While the monthly time frame gives a mixed reading, the weekly one leans bearish. This is because Bitcoin struggled to break out from the $69,500 resistance area, creating several long upper wicks. A bearish engulfing candlestick then ensued (red icon), confirming the deviation above the $69,500 resistance area.
To further add to the bearish sentiment, the weekly MACD has made a bearish cross and the RSI is trending downward, falling below 70 (black icons). These all point to an ongoing BTC price correction.
Finally, the daily time frame Bitcoin price chart also leans bearish. BTC broke out from a descending parallel channel in May and validated it as support afterward. However, it could not sustain the increase and has fallen back inside its confines. This aligns with the bearish readings from the weekly time frame and implies the BTC price is correcting.
The only silver lining is that the daily RSI has fallen to 40. The only other times it has fallen below this level this year (green lines) have marked the absolute Bitcoin price bottoms.
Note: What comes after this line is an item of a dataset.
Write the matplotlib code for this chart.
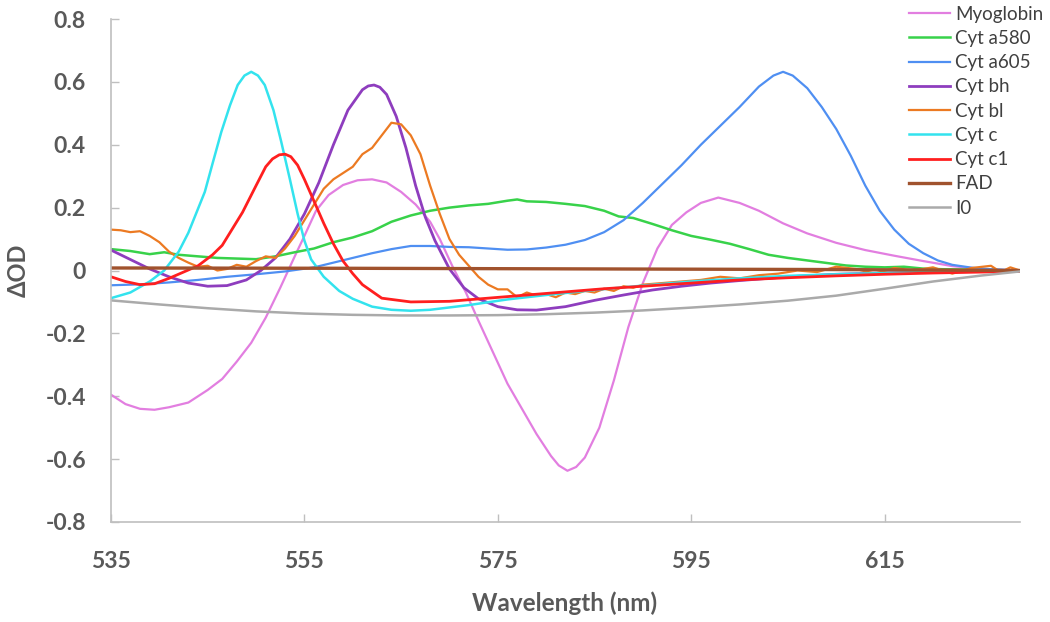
import matplotlib
matplotlib.use("Agg")
import matplotlib.pyplot as plt

# ---------------- data ----------------
myo_wl = [535, 536.5, 538, 539.5, 541, 543, 545, 546.5, 548, 549.5, 551, 552.5, 554, 555, 556.2, 557.5,
          559, 560.5, 562, 563.5, 565, 566.5, 568, 569, 570.3, 571.7, 573, 574.5, 576, 577.5, 579, 580.5,
          581.3, 582.2, 583.1, 584, 585.5, 587, 588.5, 590, 591.5, 593, 594.5, 596, 597.8, 600, 602, 604.5,
          607, 610, 613, 616, 619, 622, 625, 629]
myo_val = [-0.395, -0.425, -0.44, -0.443, -0.435, -0.42, -0.38, -0.345, -0.29, -0.23, -0.15, -0.055, 0.045,
           0.11, 0.19, 0.24, 0.272, 0.287, 0.29, 0.28, 0.25, 0.21, 0.155, 0.10, 0.014, -0.07, -0.16, -0.26,
           -0.36, -0.44, -0.52, -0.59, -0.62, -0.637, -0.625, -0.595, -0.50, -0.35, -0.18, -0.04, 0.07,
           0.145, 0.185, 0.215, 0.232, 0.215, 0.19, 0.15, 0.118, 0.088, 0.065, 0.047, 0.03, 0.014, 0.005,
           0.0]

a580_wl = [535, 537, 539, 540.5, 542, 544, 546, 548, 550, 552, 554, 556, 558, 560, 562, 564, 566, 568, 570,
           572, 574, 576, 577, 578, 580, 582, 584, 586, 587.5, 589, 591, 593, 595, 597, 599, 601, 603, 605,
           607, 609, 611, 613, 615, 617, 619, 621, 624, 629]
a580_val = [0.068, 0.062, 0.052, 0.058, 0.05, 0.045, 0.04, 0.038, 0.036, 0.045, 0.058, 0.07, 0.09, 0.105,
            0.125, 0.155, 0.175, 0.19, 0.20, 0.207, 0.212, 0.222, 0.226, 0.22, 0.218, 0.212, 0.205, 0.19,
            0.172, 0.167, 0.148, 0.128, 0.11, 0.098, 0.085, 0.068, 0.05, 0.04, 0.032, 0.024, 0.016, 0.012,
            0.01, 0.012, 0.006, 0.004, 0.003, 0.0]

a605_wl = [535, 538, 541, 544, 547, 550, 553, 556, 558, 560, 562, 564, 566, 568, 570, 572, 574, 576, 578,
           580, 582, 584, 586, 588, 590, 592, 594, 596, 598, 600, 602, 603.5, 604.5, 605.5, 607, 608.5, 610,
           611.5, 613, 614.5, 616, 617.5, 619, 620.5, 622, 624, 626, 629]
a605_val = [-0.047, -0.044, -0.038, -0.03, -0.02, -0.012, -0.003, 0.01, 0.025, 0.04, 0.055, 0.068, 0.078,
            0.078, 0.075, 0.074, 0.07, 0.066, 0.067, 0.073, 0.082, 0.097, 0.122, 0.16, 0.215, 0.275, 0.335,
            0.40, 0.46, 0.52, 0.585, 0.62, 0.632, 0.62, 0.58, 0.52, 0.45, 0.365, 0.27, 0.19, 0.13, 0.085,
            0.055, 0.032, 0.018, 0.009, 0.004, 0.0]

bh_wl = [535, 537, 539, 541, 543, 545, 547, 549, 550.5, 552, 553.5, 555, 556.5, 558, 559.5, 561, 561.6,
         562.2, 562.8, 563.5, 564.5, 565.5, 566.5, 567.5, 568.5, 570, 571.5, 573, 575, 577, 579, 582, 585,
         588, 591, 594, 597, 600, 605, 610, 615, 620, 625, 629]
bh_val = [0.065, 0.035, 0.005, -0.02, -0.04, -0.05, -0.048, -0.03, 0.0, 0.04, 0.10, 0.18, 0.28, 0.40, 0.51,
          0.575, 0.587, 0.59, 0.583, 0.56, 0.49, 0.39, 0.27, 0.17, 0.095, 0.005, -0.055, -0.09, -0.115,
          -0.125, -0.126, -0.115, -0.095, -0.078, -0.062, -0.05, -0.04, -0.032, -0.02, -0.012, -0.008,
          -0.005, -0.003, 0.0]

bl_wl = [535, 536, 537, 538, 539, 540, 541, 542, 543, 544, 545, 546, 547, 548, 549, 550, 551, 552, 553, 554,
         555, 556, 557, 558, 559, 560, 561, 562, 563, 564, 565, 566, 567, 568, 569, 570, 571, 572, 573, 574,
         575, 576, 577, 578, 579, 580, 581, 582, 583, 584, 585, 586, 587, 588, 589, 590, 592, 594, 596, 598,
         600, 602, 604, 606, 608, 610, 612, 614, 616, 618, 620, 622, 624, 626, 627, 628, 629]
bl_val = [0.13, 0.128, 0.122, 0.125, 0.11, 0.09, 0.06, 0.04, 0.025, 0.012, 0.015, 0.0, 0.005, 0.018, 0.012,
          0.03, 0.045, 0.04, 0.07, 0.11, 0.16, 0.21, 0.26, 0.29, 0.31, 0.33, 0.37, 0.39, 0.43, 0.47, 0.465,
          0.43, 0.37, 0.27, 0.18, 0.10, 0.05, 0.015, -0.02, -0.045, -0.06, -0.06, -0.085, -0.07, -0.08,
          -0.075, -0.085, -0.07, -0.075, -0.065, -0.07, -0.058, -0.065, -0.05, -0.055, -0.045, -0.04,
          -0.035, -0.03, -0.02, -0.025, -0.015, -0.01, 0.0, -0.005, 0.012, 0.005, -0.01, 0.008, 0.0, 0.01,
          -0.01, 0.008, 0.015, -0.005, 0.01, 0.0]

c_wl = [535, 537, 539, 540.5, 542, 543, 544.7, 545.5, 546.4, 547.3, 548.1, 548.8, 549.5, 550.2, 550.9,
        551.8, 552.6, 553.5, 554.3, 555, 555.7, 557, 558.6, 560, 562, 564, 566, 568, 572, 576, 580, 585,
        590, 595, 600, 605, 610, 615, 620, 625, 629]
c_val = [-0.088, -0.07, -0.035, 0.0, 0.06, 0.12, 0.25, 0.34, 0.44, 0.525, 0.59, 0.62, 0.632, 0.62, 0.59,
         0.51, 0.41, 0.29, 0.18, 0.095, 0.035, -0.02, -0.065, -0.09, -0.115, -0.125, -0.128, -0.125, -0.11,
         -0.092, -0.078, -0.062, -0.048, -0.035, -0.025, -0.017, -0.012, -0.008, -0.005, -0.003, 0.0]

c1_wl = [535, 536.5, 538, 539.5, 541, 542.5, 544, 545.5, 546.5, 547.5, 548.6, 550, 551, 551.7, 552.4, 553,
         553.6, 554.3, 555, 556, 557, 558, 559, 560, 561, 563, 566, 570, 574, 578, 582, 586, 590, 595, 600,
         605, 610, 615, 620, 625, 629]
c1_val = [-0.02, -0.035, -0.045, -0.042, -0.025, -0.005, 0.015, 0.05, 0.08, 0.13, 0.185, 0.27, 0.33, 0.355,
          0.368, 0.37, 0.362, 0.335, 0.29, 0.22, 0.15, 0.085, 0.03, -0.01, -0.045, -0.088, -0.10, -0.098,
          -0.088, -0.078, -0.068, -0.058, -0.05, -0.04, -0.03, -0.023, -0.017, -0.012, -0.008, -0.005,
          -0.003]

fad_wl = [535, 560, 585, 610, 629]
fad_val = [0.008, 0.007, 0.005, 0.003, 0.0]

i0_wl = [535, 540, 545, 550, 555, 560, 565, 570, 575, 580, 585, 590, 595, 600, 605, 610, 615, 620, 625, 629]
i0_val = [-0.095, -0.108, -0.12, -0.13, -0.137, -0.141, -0.143, -0.143, -0.142, -0.139, -0.134, -0.127,
          -0.118, -0.108, -0.096, -0.08, -0.058, -0.035, -0.016, -0.003]

series_names = ["Myoglobin", "Cyt a580", "Cyt a605", "Cyt bh", "Cyt bl", "Cyt c", "Cyt c1", "FAD", "I0"]
x_ticks = [535, 555, 575, 595, 615]
y_ticks = [-0.8, -0.6, -0.4, -0.2, 0, 0.2, 0.4, 0.6, 0.8]
y_tick_labels = ["-0.8", "-0.6", "-0.4", "-0.2", "0", "0.2", "0.4", "0.6", "0.8"]

# ---------------- styling ----------------
plt.rcParams['font.family'] = ['Lato', 'DejaVu Sans']
series = [
    (myo_wl, myo_val, '#E27EE0', 1.6),
    (a580_wl, a580_val, '#38D24A', 1.8),
    (a605_wl, a605_val, '#4F8FF2', 1.6),
    (bh_wl, bh_val, '#8E3DBE', 2.0),
    (bl_wl, bl_val, '#EC7A22', 1.6),
    (c_wl, c_val, '#33E3EE', 1.8),
    (c1_wl, c1_val, '#FF1F1F', 2.0),
    (fad_wl, fad_val, '#A0522D', 2.4),
    (i0_wl, i0_val, '#AAAAAA', 1.8),
]

W, H = 1050, 622
fig = plt.figure(figsize=(W / 100, H / 100), dpi=100)
ax = fig.add_axes([111 / W, 1 - 522 / H, (1020 - 111) / W, (522 - 19) / H])

for (wl, val, col, lw), name in zip(series, series_names):
    ax.plot(wl, val, color=col, lw=lw, label=name, solid_joinstyle='round')

ax.set_xlim(535, 629)
ax.set_ylim(-0.8, 0.8)
ax.set_xticks(x_ticks)
ax.set_yticks(y_ticks)
ax.set_yticklabels(y_tick_labels)

for s in ['top', 'right']:
    ax.spines[s].set_visible(False)
for s in ['left', 'bottom']:
    ax.spines[s].set_color('#BFBFBF')
    ax.spines[s].set_linewidth(1.2)

ax.tick_params(axis='both', direction='in', length=6, width=1, color='#BFBFBF',
               labelcolor='#595959', labelsize=16.5)
ax.tick_params(axis='y', pad=18)
ax.tick_params(axis='x', pad=21)
for lab in ax.get_xticklabels() + ax.get_yticklabels():
    lab.set_fontweight('bold')

fig.text(565 / W, 1 - 603 / H, "Wavelength (nm)", fontsize=17.5, fontweight='bold', color='#595959',
         ha='center', va='center')
fig.text(18 / W, 1 - 270 / H, "ΔOD", fontsize=17, fontweight='bold', color='#595959',
         ha='center', va='center', rotation=90)

leg = fig.legend(loc='upper left', bbox_to_anchor=(905 / W, 1 - 2 / H), frameon=False,
                 fontsize=13.5, handlelength=2.2, handletextpad=0.27, labelspacing=0.385,
                 borderaxespad=0, borderpad=0.2)
for t in leg.get_texts():
    t.set_color('#404040')

fig.savefig("out.png", dpi=100)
The Mean Coin Age on-chain indicator tracks the age of coins transacted over a specific period. The 365-day MCA specifically tracks the age of all Bitcoin transacted in the past 365 days. A higher value indicates that buyers from the specified time period are holding, while a lower one shows that transactions are occurring.
The chart below shows the shorter-term MCA of 180 and 365 days (red) and the longer-term ones of three and five years, respectively (blue).
The observation from the chart is that long-term holders have been selling since November 2023, while there is a distinct surge in short-term purchases since March 2024. Currently, the short-term MCA is at an average of 90 days while the long-term one is at 480 days.
As a result, there is ongoing distribution from long- to short-term holders.
However, this is not yet similar to the distribution of previous market cycle tops. The Realized Cap HODL Wave indicator can help visualize the percentage of coins being transacted. In the 2017 and 2021 market cycle tops, the amount of BTC that was transacted in the past 3 months (red) reached values near 80%. Compared with the previous indicator, this implies a shorter mean coin age.
In turn, there is a reduction in coins that have not moved for the past 2-5 years (green). Currently, the short-term HODL Waves (red) are at roughly 40%, while the longer-term ones are at 20%. This is a far cry from the 70-80% and near 0% of these same HODL waves in the previous market cycle tops.
So, on-chain indicators imply there is an ongoing distribution from long- to short-term holders. However, the scale of the distribution does not yet resemble that of previous market cycle tops.
Because of the ongoing price decrease, the bearish long-term count is now the primary one. More specifically, the count suggests that BTC is in wave four (white) of a five-wave increase that started in November 2022.
The exact shape of the correction is not yet clear. However, since wave four most often develops into a triangle, this is the primary outline for the correction.
If so, BTC is completing wave C in this triangle. After more consolidation, a breakout can happen near the end of the summer, starting the fifth and final upward movement.
It is worth mentioning that the ascending support trend line slope has not been established yet, given that there’s only been a single touchpoint so far. The 0.618 Fibonacci retracement support level at $62,490 is a likely level for a bottom, so the slope touches it.
Alternatively, the bullish count suggests the price ended its correction on May 1 and started a new upward movement. The first portion of this increase (black) has ended along with its ensuing short-term corrective structure (white).
In this count, wave C ended at the 0.5 Fibonacci retracement support level of $64,150 and took the shape of an ending diagonal, as evidenced by the descending wedge pattern.
The bullish divergence in the RSI and MACD support this count, combined with the short-term price action. However, the bullish indicators are too short-term and lack long-term support to make this the primary count.
The Bitcoin price today could go a long way in favoring this count by breaking out from the wedge.
The Bitcoin price casts doubt in its bullish trend with its dull performance in June, invalidating the breakout from May.
Long-term readings suggest the price is correcting, and so does the wave count. However, the count predicts that the worst part of the drop is over and the BTC price will consolidate for most of the summer.
Afterward, a breakout from the long-term triangle will confirm the bull run’s resumption.